At least initially, the MI will probably be their own separate sort of group, sort of the best of the best of the best of the best of the...

Sadly, the US military is unlikely to do the rational thing and build a low Earth orbit space base for several thousand troops anytime soon, so the MI will necessarily be relatively small in number. I would expect that the Navy would be heavily involved... carriers would seem an obvious launch platform, so you might have one Hot Eagle per ship and two crews. This would put a platoon almost anywhere on Earth in a matter of a few minutes.
 
Orionblamblam said:
How long did it take the V-22's to get to Benghazi?

At the risk of going off topic: if your government didn't launch V-22s in a timely way, why would they launch super-duper drop ships? The problem there was not the technology.
 
Bill Walker said:
if your government didn't launch V-22s in a timely way, why would they launch super-duper drop ships?

Because, for one, there might have been perceived no such thing as "timely" with the V-22. How long would it have taken the V-22's to travel hundreds of miles after the decision to send them?

As with the argument against gun control: "when seconds count, the cops are only minutes away." A factor in decision-making must be "how fast can we get troops to the scene." The *only* real advantage that rocket-troops bring to the table is speed over great distance.
 
Bill Walker said:
Orionblamblam said:
How long did it take the V-22's to get to Benghazi?

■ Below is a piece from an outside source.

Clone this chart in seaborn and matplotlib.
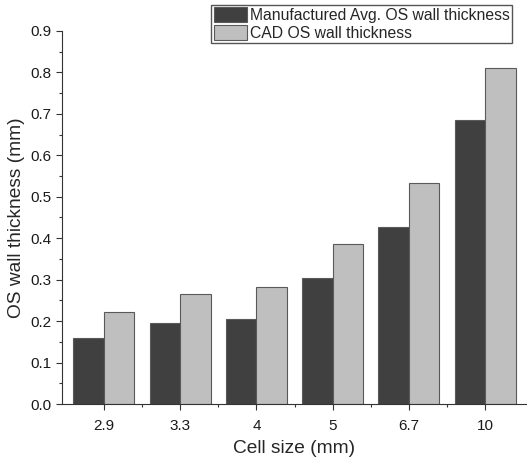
import numpy as np
import pandas as pd
import matplotlib
matplotlib.use('Agg')
import matplotlib.pyplot as plt
import seaborn as sns
from matplotlib.ticker import MultipleLocator, FixedLocator

cell_sizes = ['2.9', '3.3', '4', '5', '6.7', '10']
manufactured = [0.160, 0.195, 0.204, 0.305, 0.428, 0.685]
cad = [0.221, 0.265, 0.283, 0.386, 0.533, 0.810]
series_names = ['Manufactured Avg. OS wall thickness', 'CAD OS wall thickness']

df = pd.DataFrame({
    'Cell size': cell_sizes * 2,
    'Thickness': manufactured + cad,
    'Series': [series_names[0]] * len(cell_sizes) + [series_names[1]] * len(cell_sizes),
})

sns.set_style('ticks')
plt.rcParams['font.family'] = ['Liberation Sans', 'DejaVu Sans']

fig = plt.figure(figsize=(5.27, 4.65), dpi=100)
ax = fig.add_axes([62 / 527, 61 / 465, 1 - 62 / 527, 373 / 465])

sns.barplot(data=df, x='Cell size', y='Thickness', hue='Series', order=cell_sizes,
            palette=['#404040', '#bfbfbf'], edgecolor='#5a5a5a', linewidth=0.8,
            width=0.8, saturation=1, ax=ax)

ax.set_xlim(-0.55, len(cell_sizes) - 0.45)
ax.set_ylim(0, 0.9)
ax.yaxis.set_major_locator(MultipleLocator(0.1))
ax.yaxis.set_minor_locator(MultipleLocator(0.05))
ax.xaxis.set_minor_locator(FixedLocator(np.arange(len(cell_sizes) - 1) + 0.5))
ax.yaxis.set_major_formatter(plt.FuncFormatter(lambda v, p: f'{v:.1f}'))
ax.tick_params(which='major', length=4.5, width=0.8, color='#333333',
               labelsize=11, labelcolor='#1a1a1a')
ax.tick_params(which='minor', length=2.5, width=0.8, color='#333333')
ax.tick_params(axis='x', pad=6)
ax.tick_params(axis='y', pad=3)
sns.despine(ax=ax, top=True, right=True)
ax.spines['left'].set_color('#333333')
ax.spines['bottom'].set_color('#333333')

ax.set_xlabel('Cell size (mm)', fontsize=13.8, labelpad=5)
ax.set_ylabel('OS wall thickness (mm)', fontsize=13.8, labelpad=4)

ax.legend(loc='upper right', bbox_to_anchor=(512 / 527, 460 / 465),
          bbox_transform=fig.transFigure, borderaxespad=0, fontsize=11.3,
          frameon=True, fancybox=False, edgecolor='#555555', framealpha=1,
          handlelength=2.1, handleheight=1.1, handletextpad=0.2,
          labelspacing=0.1, borderpad=0.15, title=None)

fig.savefig('out.png', dpi=100)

At the risk of going off topic: if your government didn't launch V-22s in a timely way, why would they launch super-duper drop ships? The problem there was not the technology.

I think it's clear by now that we can easily justify drop ships by invoking science fiction.
 
Operation Rösselsprung (Knight's move), airborne raid on Drvar in 1944 in order to kill Josip Broz Tito should be examined in detail before any orbital dropship concept is put on paper.